Und wer vom Tiramisu eigentlich längst genug hat, der sollte diesem Dessert-Evergreen im „Hallmann & Klee“ noch einmal eine Chance geben, denn Pâtissière Nike Roessler offeriert ein hinreißendes „Tiramisu especial“, quasi im Stil des Hauses: nicht plump als ein Ganzes, sondern in seine Bestandteile aufgegliedert, teils luftig und leicht, teils von bezirzendem Gewicht: Mascarponecreme, schmelzendes Kirschsorbet, Schokoladenchip, geeister Espresso.
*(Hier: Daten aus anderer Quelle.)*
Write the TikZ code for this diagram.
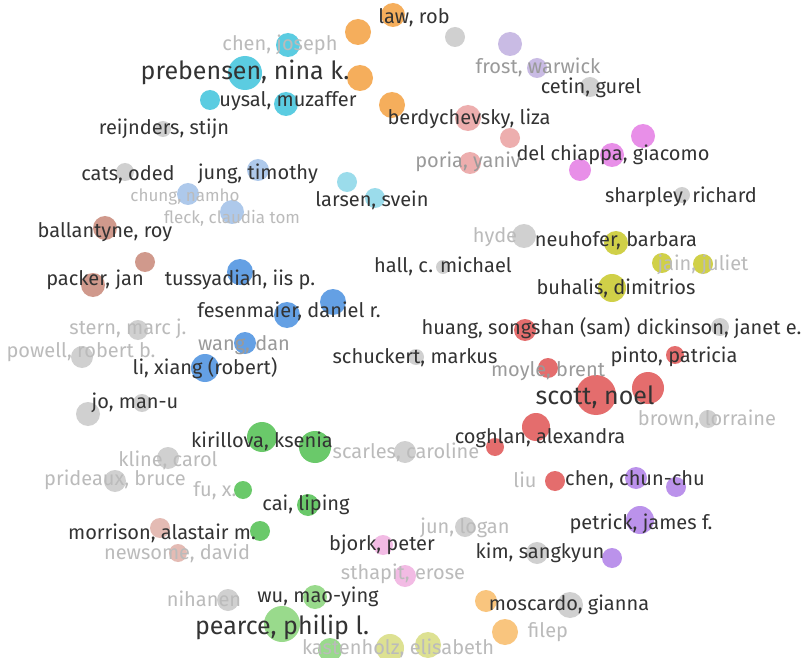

Auf dem Grat zwischen verjüngtem Gasthaus und Restaurant steht das „Hallmann & Klee“ in Berlin an der Spitze. Es macht Neukölln als „Trendviertel“ alle Ehre, weil es tatsächlich eine neue Art von Gastronomie wagt: zwischen ungezwungenem Alltag und eleganter Romantik. Abends ist das Lokal verhältnismäßig dunkel, doch kleine Ballonlampen, die an langen Kabelschnüren von der Decke hängen, beleuchten gut die einzelnen Tische und lassen sowohl das Essen als auch die Gesichter der Gäste erstrahlen. Man fühlt sich behütet. Es liegt etwas Zauberisches in der Luft.